Cooking with Efficiency

Bit-by-bit, with each new energy efficient technology, it’s becoming possible to considerably reduce the energy consumed in our homes. (Provided people buy these technologies or builders include them in new homes or renovations.)

Starting with the building envelope – the structure itself – homes with thick walls with lots of insulation, along with correct ventilation, and tight, insulated windows and doors, the energy load on heating and air conditioning systems can be reduced.

Those heating and air conditioning systems, too, have gotten steadily more efficient with each new generation or government mandate.

Water heating has become more energy efficient with on-demand heaters or now hybrid heaters that use heat pump technology. Of course solar water heating is a mature technology and very popular in parts of the world; not so much in the U.S.

Lighting, once dominated by inefficient incandescent light bulbs is being replaced by compact fluorescent bulbs, LEDs and now very efficient incandescent bulbs. The kind folks at Philips have sent me a package of their EcoVantage bulbs that use 28 percent less electricity and meet the efficiency requirements of the Energy Independence and Security Act of 2007. The company, which is selling the bulbs exclusively at Home Depot, says that if 115 million households replaced one traditional 100-Watt incandescent bulb with a similar-in-light-output 72-Watt EcoVantage bulb for 3 hours a day, the equivalent power generated by three, 1000 Megawatt power plants would no longer be needed.

There’s energy saving in the kitchen as well. A microwave oven saves energy by cooking some types of food more quickly than a conventional oven. A convection oven that circulates hot air within the cavity of oven itself can speed up cooking time thus saving energy too. And for those who a really want the all-natural experience, solar cookers can bake a chicken without any power or fuel at all.

But cooking with pots and pans on a range is an energy challenge. Heat from a gas or electric burner not only heats a pot but the kitchen as well.

Yet there’s an energy-saving way to fry an egg or cook some stew that is largely unknown in the U.S.

General Electric, which has been working to develop a wide array of clean energy technologies from wind turbines to solar panels, would now like to see pancakes and sausage, spaghetti and sauce, and a grilled cheese sandwich cooked more energy efficiently. To do so the company is helping to market induction cooking in North America with the launch of Induction101.com, a new educational website about cooking without a hot burner. The new site gets its name from the high-speed performance of induction cook tops, which can boil a quart of water in approximately 101 seconds while remaining comfortably cool to the touch, making them faster, more efficient and safer than gas or electric.
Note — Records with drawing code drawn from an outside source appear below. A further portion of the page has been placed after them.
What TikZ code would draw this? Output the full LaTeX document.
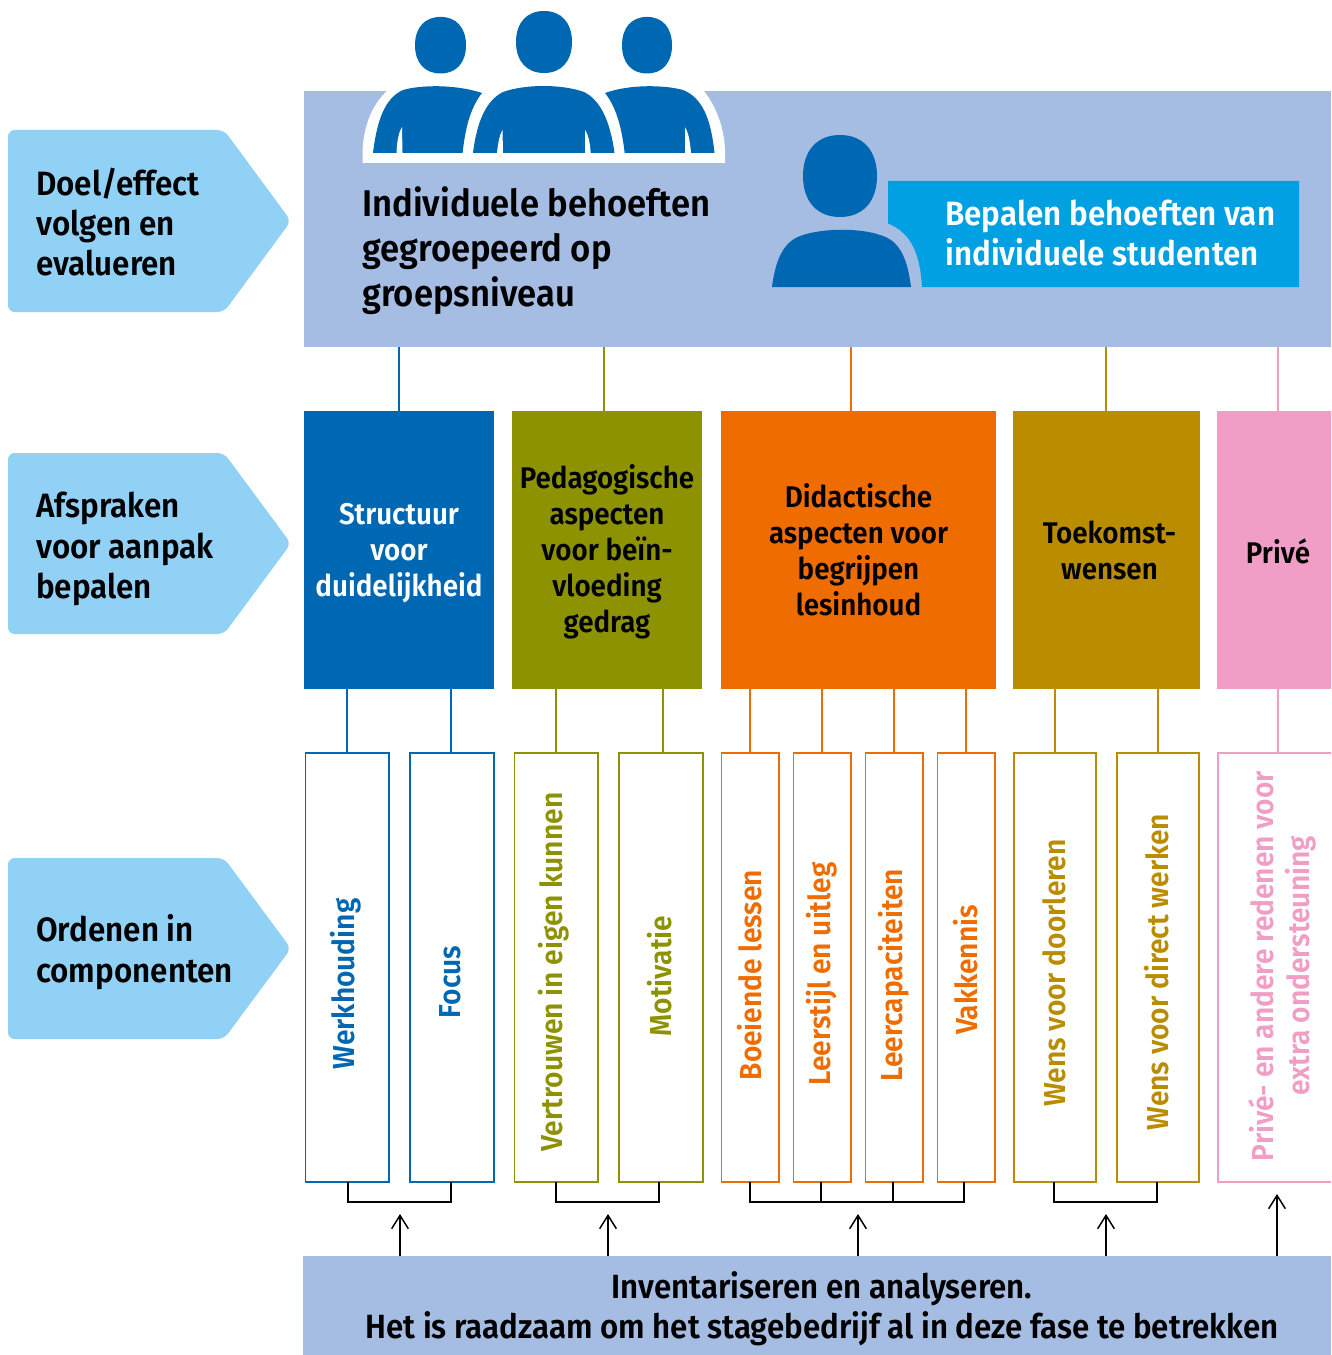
\documentclass[tikz,border=0pt]{standalone}
\usepackage{fontspec}
\setmainfont{Fira Sans}[FakeStretch=0.93,BoldFont=* SemiBold]
\usetikzlibrary{arrows.meta,calc}
\definecolor{hdrbg}{HTML}{A5BCE3}
\definecolor{arrowbg}{HTML}{90D1F5}
\definecolor{iconblue}{HTML}{0067B2}
\definecolor{boxcyan}{HTML}{00A0E3}
\definecolor{cblue}{HTML}{0067B2}
\definecolor{cgreen}{HTML}{8C9200}
\definecolor{corange}{HTML}{EE6C00}
\definecolor{cgold}{HTML}{BA8C00}
\definecolor{cpink}{HTML}{F09EC5}
\newcommand{\firstline}{\rule{0pt}{20pt}}
\newcommand{\headshape}[4]{% cx cy rx ry
  \fill[iconblue] (#1-#3,#2) .. controls (#1-#3,#2-0.62*#4) and (#1-0.62*#3,#2-#4) .. (#1,#2-#4)
  .. controls (#1+0.62*#3,#2-#4) and (#1+#3,#2-0.62*#4) .. (#1+#3,#2)
  .. controls (#1+#3,#2+0.62*#4) and (#1+0.62*#3,#2+#4) .. (#1,#2+#4)
  .. controls (#1-0.62*#3,#2+#4) and (#1-#3,#2+0.62*#4) .. (#1-#3,#2) -- cycle;}
\tikzset{
  steparrow/.style={fill=arrowbg,rounded corners=5pt},
  lblfont/.style={font=\fontsize{25.3}{30.3}\selectfont\bfseries},
  whitefont/.style={font=\fontsize{25.3}{30}\selectfont\bfseries},
  steplbl/.style={lblfont,align=left,anchor=west,inner sep=0pt,text=black},
  catbox/.style={anchor=north west,inner sep=0pt,outer sep=0pt,minimum height=208.5pt,align=center,font=\fontsize{22.4}{27}\selectfont\bfseries},
  compbox/.style={anchor=north west,inner sep=0pt,outer sep=0pt,minimum height=321.75pt,draw=#1,fill=white,line width=1.2pt},
  comptxt/.style={rotate=90,inner sep=0pt,align=center,text=#1,font=\fontsize{22.7}{27}\selectfont\bfseries},
  barbox/.style={fill=hdrbg,inner sep=0pt,outer sep=0pt,anchor=north west},
  link/.style={line width=1.1pt,draw=#1},
  bracket/.style={line width=1.1pt,draw=black},
  up/.style={line width=1.1pt,draw=black,-{Straight Barb[length=10pt,width=12.5pt,line width=1.1pt]}},
}
\begin{document}
\begin{tikzpicture}[x=0.75pt,y=-0.75pt]
\useasboundingbox (0,0) rectangle (1331,1355);
\clip (0,0) rectangle (1331,1355);
% header
\node[barbox,minimum width=770.25pt,minimum height=192pt] (hdr) at (304,91) {};
% bottom bar
\node[barbox,minimum width=771pt,minimum height=74.25pt] (bar) at (303,1256) {};
\node[inner sep=0pt,align=center,font=\fontsize{25.2}{30}\selectfont\bfseries] (bartxt) at (822,1309) {Inventariseren en analyseren.\\Het is raadzaam om het stagebedrijf al in deze fase te betrekken};
% step arrows
\fill[steparrow] (8,130) -- (224,130) -- (291,221) -- (224,312) -- (8,312) -- cycle;
\fill[steparrow] (8,453) -- (224,453) -- (291,543.5) -- (224,634) -- (8,634) -- cycle;
\fill[steparrow] (8,858) -- (224,858) -- (291,948.5) -- (224,1039) -- (8,1039) -- cycle;
\node[steplbl] (a1) at (36,222) {Doel/effect\\volgen en\\evalueren};
\node[steplbl] (a2) at (36,549) {Afspraken\\voor aanpak\\bepalen};
\node[steplbl] (a3) at (36,952) {Ordenen in\\componenten};
% group icon
\fill[white] (362.5,163) -- (362.5,150) .. controls (364,125) and (372,105) .. (387,91) -- (704,91) .. controls (717,108) and (724,128) .. (725,150) -- (725,163) -- cycle;
\headshape{440.5}{45.2}{25.5}{28.3}
\headshape{544}{42}{28}{31}
\headshape{647}{45.2}{25}{28.3}
\fill[iconblue] (373,153) .. controls (377,120) and (385,98) .. (403,90) .. controls (420,85) and (455,84) .. (482,93) .. controls (470,108) and (465,130) .. (462.6,153) -- cycle;
\fill[iconblue] (473,153) .. controls (477,120) and (487,100) .. (503,92) .. controls (525,84) and (562,84) .. (584,92) .. controls (600,100) and (610,120) .. (614.5,153) -- cycle;
\fill[iconblue] (605,93) .. controls (630,84) and (665,85) .. (683,90) .. controls (703,98) and (711,120) .. (714.5,153) -- (624.7,153) .. controls (622,130) and (617,108) .. (605,93) -- cycle;
\fill[white] (396.5,153) .. controls (397,140) and (399,132) .. (402,127) -- (402.5,153) -- cycle;
\fill[white] (497,153) .. controls (498,142) and (500,134) .. (502.5,130) -- (503,153) -- cycle;
\fill[white] (590.7,153) .. controls (590,142) and (588,134) .. (585,130) -- (585,153) -- cycle;
\fill[white] (691,153) .. controls (690,140) and (688,132) .. (685,127) -- (685,153) -- cycle;
\node[inner sep=0pt,align=left,anchor=west,font=\fontsize{27.9}{33.75}\selectfont\bfseries] (htxt) at (362,251) {Individuele behoeften\\gegroepeerd op\\groepsniveau};
% single person and cyan box
\fill[boxcyan] (888,181) -- (1299,181) -- (1299,287) -- (922,287) .. controls (920,255) and (912,233) .. (888,223.5) -- cycle;
\headshape{840}{176}{37}{41}
\fill[iconblue] (772,287) .. controls (776,255) and (786,240) .. (803,235) .. controls (825,228) and (860,228) .. (880,235) .. controls (898,240) and (907,255) .. (911,287) -- cycle;
\node[inner sep=0pt,align=left,anchor=west,text=white,whitefont] (itxt) at (945,233) {Bepalen behoeften van\\individuele studenten};
% categories
\node[catbox,fill=cblue,text=white,minimum width=142.5pt] (c1) at (304,411) {\firstline Structuur\\voor\hspace*{4pt}\\duidelijkheid};
\node[catbox,fill=cgreen,text=black,minimum width=142.5pt] (c2) at (512,411) {\firstline Pedagogische\\aspecten\\voor beïn-\\vloeding\\gedrag};
\node[catbox,fill=corange,text=black,minimum width=206.25pt] (c3) at (721,411) {Didactische\\aspecten voor\\begrijpen\\lesinhoud};
\node[catbox,fill=cgold,text=black,minimum width=140.25pt] (c4) at (1013,411) {\hspace*{4.5pt}Toekomst-\\\hspace*{4.5pt}wensen};
\node[catbox,fill=cpink,text=black,minimum width=91.5pt] (c5) at (1217,411) {\firstline Privé};
% header links
\foreach \n/\x/\c in {1/399/cblue,2/604/cgreen,3/851/corange,4/1106/cgold,5/1278/cpink}{
  \coordinate (t\n) at (\x,411);
  \draw[link=\c] (t\n) -- (t\n |- hdr.south);
}
% components
\node[compbox=cblue,minimum width=62.6pt] (k1) at (305.5,753) {};
\node[compbox=cblue,minimum width=63pt] (k2) at (410,753) {};
\node[compbox=cgreen,minimum width=62.6pt] (k3) at (514.5,753) {};
\node[compbox=cgreen,minimum width=63pt] (k4) at (619,753) {};
\node[compbox=corange,minimum width=43.1pt] (k5) at (721.5,753) {};
\node[compbox=corange,minimum width=43.1pt] (k6) at (793.5,753) {};
\node[compbox=corange,minimum width=43.1pt] (k7) at (865.5,753) {};
\node[compbox=corange,minimum width=43.1pt] (k8) at (937.5,753) {};
\node[compbox=cgold,minimum width=61.5pt] (k9) at (1014,753) {};
\node[compbox=cgold,minimum width=61.5pt] (k10) at (1117,753) {};
\node[compbox=cpink,minimum width=96pt] (k11) at (1218,753) {};
\node[comptxt=cblue] at (346,984) (l1) {Werkhouding};
\node[comptxt=cblue] at (450,982) (l2) {Focus};
\node[comptxt=cgreen] at (554,972) (l3) {Vertrouwen in eigen kunnen};
\node[comptxt=cgreen] at (660,976) (l4) {Motivatie};
\node[comptxt=corange] at (750,975) (l5) {Boeiende lessen};
\node[comptxt=corange] at (822,974) (l6) {Leerstijl en uitleg};
\node[comptxt=corange] at (894,975) (l7) {Leercapaciteiten};
\node[comptxt=corange] at (966,970) (l8) {Vakkennis};
\node[comptxt=cgold] at (1054,973) (l9) {Wens voor doorleren};
\node[comptxt=cgold] at (1157,972) (l10) {Wens voor direct werken};
\node[comptxt=cpink] at (1282,966) (l11) {Privé- en andere redenen voor\\extra ondersteuning};
% category to component links
\foreach \k/\x/\cat/\c in {k1/347/c1/cblue,k2/451/c1/cblue,k3/556/c2/cgreen,k4/663/c2/cgreen,k5/750/c3/corange,k6/822/c3/corange,k7/894/c3/corange,k8/966/c3/corange,k9/1055/c4/cgold,k10/1158/c4/cgold,k11/1278/c5/cpink}{
  \coordinate (m\k) at (\x,753);
  \draw[link=\c] (m\k) -- (m\k |- \cat.south);
}
% brackets
\coordinate (b1) at (348,1202); \coordinate (b2) at (451,1202);
\coordinate (b3) at (556,1202); \coordinate (b4) at (659,1202);
\coordinate (b5) at (750,1202); \coordinate (b6) at (821,1202);
\coordinate (b7) at (893,1202); \coordinate (b8) at (964,1202);
\coordinate (b9) at (1054,1202); \coordinate (b10) at (1157,1202);
\draw[bracket] (b1 |- k1.south) -- (b1) -- (b2) -- (b2 |- k2.south);
\draw[bracket] (b3 |- k3.south) -- (b3) -- (b4) -- (b4 |- k4.south);
\draw[bracket] (b5 |- k5.south) -- (b5) -- (b8) -- (b8 |- k8.south);
\draw[bracket] (b6 |- k6.south) -- (b6);
\draw[bracket] (b7 |- k7.south) -- (b7);
\draw[bracket] (b9 |- k9.south) -- (b9) -- (b10) -- (b10 |- k10.south);
% up arrows
\coordinate (u1) at (400,1214); \coordinate (u2) at (608,1214); \coordinate (u3) at (858,1214);
\coordinate (u4) at (1106,1214); \coordinate (u5) at (1277,1194);
\foreach \n in {1,...,5}{ \draw[up] (u\n |- bar.north) -- (u\n); }
\end{tikzpicture}
\end{document}
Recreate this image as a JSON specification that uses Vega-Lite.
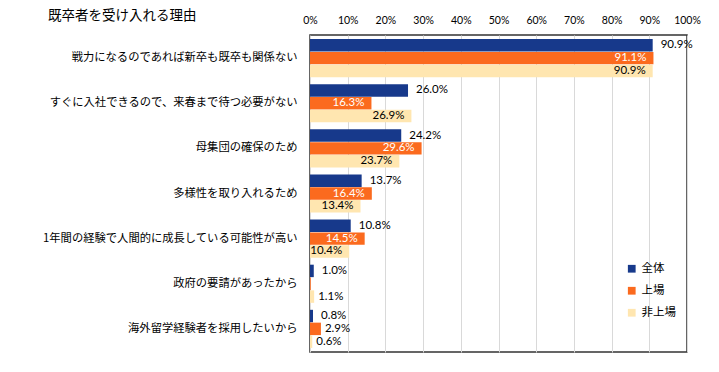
{
  "$schema": "https://vega.github.io/schema/vega-lite/v6.json",
  "autosize": {"type": "none"},
  "padding": {"left": 310, "top": 35, "right": 32, "bottom": 20},
  "width": 377,
  "height": 317,
  "title": {
    "text": "既卒者を受け入れる理由",
    "anchor": "start",
    "frame": "group",
    "dx": -262,
    "dy": 18,
    "offset": 11,
    "font": "Noto Sans CJK JP",
    "fontSize": 13.5,
    "fontWeight": "normal",
    "color": "#000000"
  },
  "config": {
    "view": {"stroke": "#333333", "strokeWidth": 1.5},
    "font": "Noto Sans CJK JP"
  },
  "data": {
    "values": [
      {"reason": "戦力になるのであれば新卒も既卒も関係ない", "series": "全体", "value": 0.909},
      {"reason": "戦力になるのであれば新卒も既卒も関係ない", "series": "上場", "value": 0.911},
      {"reason": "戦力になるのであれば新卒も既卒も関係ない", "series": "非上場", "value": 0.909},
      {"reason": "すぐに入社できるので、来春まで待つ必要がない", "series": "全体", "value": 0.260},
      {"reason": "すぐに入社できるので、来春まで待つ必要がない", "series": "上場", "value": 0.163},
      {"reason": "すぐに入社できるので、来春まで待つ必要がない", "series": "非上場", "value": 0.269},
      {"reason": "母集団の確保のため", "series": "全体", "value": 0.242},
      {"reason": "母集団の確保のため", "series": "上場", "value": 0.296},
      {"reason": "母集団の確保のため", "series": "非上場", "value": 0.237},
      {"reason": "多様性を取り入れるため", "series": "全体", "value": 0.137},
      {"reason": "多様性を取り入れるため", "series": "上場", "value": 0.164},
      {"reason": "多様性を取り入れるため", "series": "非上場", "value": 0.134},
      {"reason": "1年間の経験で人間的に成長している可能性が高い", "series": "全体", "value": 0.108},
      {"reason": "1年間の経験で人間的に成長している可能性が高い", "series": "上場", "value": 0.145},
      {"reason": "1年間の経験で人間的に成長している可能性が高い", "series": "非上場", "value": 0.104},
      {"reason": "政府の要請があったから", "series": "全体", "value": 0.010},
      {"reason": "政府の要請があったから", "series": "上場", "value": 0.002},
      {"reason": "政府の要請があったから", "series": "非上場", "value": 0.011},
      {"reason": "海外留学経験者を採用したいから", "series": "全体", "value": 0.008},
      {"reason": "海外留学経験者を採用したいから", "series": "上場", "value": 0.029},
      {"reason": "海外留学経験者を採用したいから", "series": "非上場", "value": 0.006}
    ]
  },
  "encoding": {
    "y": {
      "field": "reason",
      "type": "nominal",
      "sort": null,
      "title": null,
      "scale": {"paddingInner": 0.155, "paddingOuter": 0.09},
      "axis": {
        "orient": "left",
        "domain": false,
        "ticks": false,
        "labelPadding": 13,
        "labelFontSize": 11.3,
        "labelColor": "#000000",
        "labelLimit": 400,
        "labelFont": "Noto Sans CJK JP"
      }
    },
    "yOffset": {
      "field": "series",
      "type": "nominal",
      "sort": ["全体", "上場", "非上場"],
      "scale": {"paddingInner": 0.03}
    },
    "x": {
      "field": "value",
      "type": "quantitative",
      "title": null,
      "scale": {"domain": [0, 1], "nice": false},
      "axis": {
        "orient": "top",
        "format": ".0%",
        "values": [0, 0.1, 0.2, 0.3, 0.4, 0.5, 0.6, 0.7, 0.8, 0.9, 1],
        "domain": false,
        "ticks": false,
        "labelFlush": false,
        "labelOverlap": false,
        "labelPadding": 10,
        "labelFontSize": 10.5,
        "labelColor": "#000000",
        "labelFont": "Lato",
        "grid": true,
        "gridColor": "#d9d9d9",
        "gridWidth": 1
      }
    }
  },
  "layer": [
    {
      "mark": {"type": "bar"},
      "encoding": {
        "color": {
          "field": "series",
          "type": "nominal",
          "sort": ["全体", "上場", "非上場"],
          "scale": {
            "domain": ["全体", "上場", "非上場"],
            "range": ["#17398B", "#FB6A1E", "#FFE6B0"]
          },
          "legend": {
            "title": null,
            "orient": "none",
            "legendX": 316,
            "legendY": 228,
            "symbolType": "square",
            "symbolSize": 60,
            "symbolStrokeWidth": 0,
            "labelFontSize": 11.5,
            "labelColor": "#000000",
            "labelFont": "Noto Sans CJK JP",
            "rowPadding": 9,
            "labelOffset": 4
          }
        }
      }
    },
    {
      "transform": [{"filter": "datum.series === '全体'"}],
      "mark": {"type": "text", "align": "left", "dx": 8, "fontSize": 11.5, "font": "Lato", "color": "#000000"},
      "encoding": {
        "text": {"field": "value", "type": "quantitative", "format": ".1%"}
      }
    },
    {
      "transform": [{"filter": "datum.series !== '全体' && datum.value < 0.05 && datum.value >= 0.005"}],
      "mark": {"type": "text", "align": "left", "dx": 4, "fontSize": 11.5, "font": "Lato", "color": "#000000"},
      "encoding": {
        "text": {"field": "value", "type": "quantitative", "format": ".1%"}
      }
    },
    {
      "transform": [{"filter": "datum.series !== '全体' && datum.value >= 0.05"}],
      "mark": {"type": "text", "align": "right", "dx": -7, "fontSize": 11.5, "font": "Lato"},
      "encoding": {
        "text": {"field": "value", "type": "quantitative", "format": ".1%"},
        "color": {
          "condition": {"test": "datum.series === '上場'", "value": "#ffffff"},
          "value": "#000000"
        }
      }
    }
  ]
}
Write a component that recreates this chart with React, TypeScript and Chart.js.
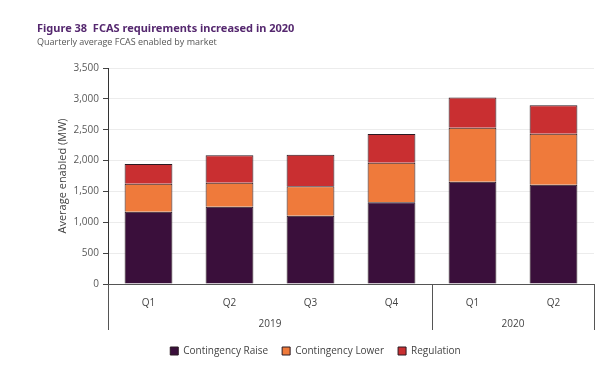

The company says in a press release, “Although popular in European and Asian households and among professional chefs worldwide, induction cooking is still largely a mystery for many North American consumers.”

Further, GE says that the “launch of the new site coincides with its increased focus on energy-efficient solutions. Induction cooking is considered to be the most energy-efficient cook top technology available today. GE testing shows that about 84 percent of the energy produced by its induction elements goes directly to cooking, as compared to approximately 38 percent for gas and 73 percent for electric. Induction cooking wastes less energy through ambient heat loss, which dramatically increases cooking speed, precision and efficiency. For many advocates, the hyper-efficiency of induction cooking, coupled with its cleanliness and safety advantages make it the best technology for the future of cooking.”

GE describes induction cooking in the release:

“With induction cooking, a current is produced when a steel or iron bottom pan is placed on the cook top, which has an electromagnetic element under its smooth surface. The current passes through the cook top and heats the pan and cooks the food inside. Nearly all the energy is transferred directly to the magnetic cookware and the food, making induction cooking quick and efficient. Because there is no residual heat from burners, cooking adjustments are nearly instantaneous and precise.

“The nonmagnetic cook surface, which doesn’t generate heat, stays cool. No heat is transferred to any nonferrous object, such as plastic, paper, cloth, spilled food, or a hand that touches the cooking area – even if the element is turned on. This creates a cooler and safer cooking environment that is easy to clean.”

GE is not alone in offering induction cooking in the U.S. Kenmore, Electrolux, Thermador, KitchenAid are other brands that offer the technology.

So, progress is being made to reduce energy consumption in homes in most household functions. What’s the next technological challenge? Drying clothes.

(I know what you’re thinking, a clothesline for solar and wind drying can replace a gas or electric dryer. But, mechanical dryers have become common companions with washing machines in homes. It would be a hard sell to convince people that we need to go back to the days of hanging our unmentionables on a string in the back yard for the world to see. I don’t think an energy efficient dryer has been invented. Now’s your chance inventors.)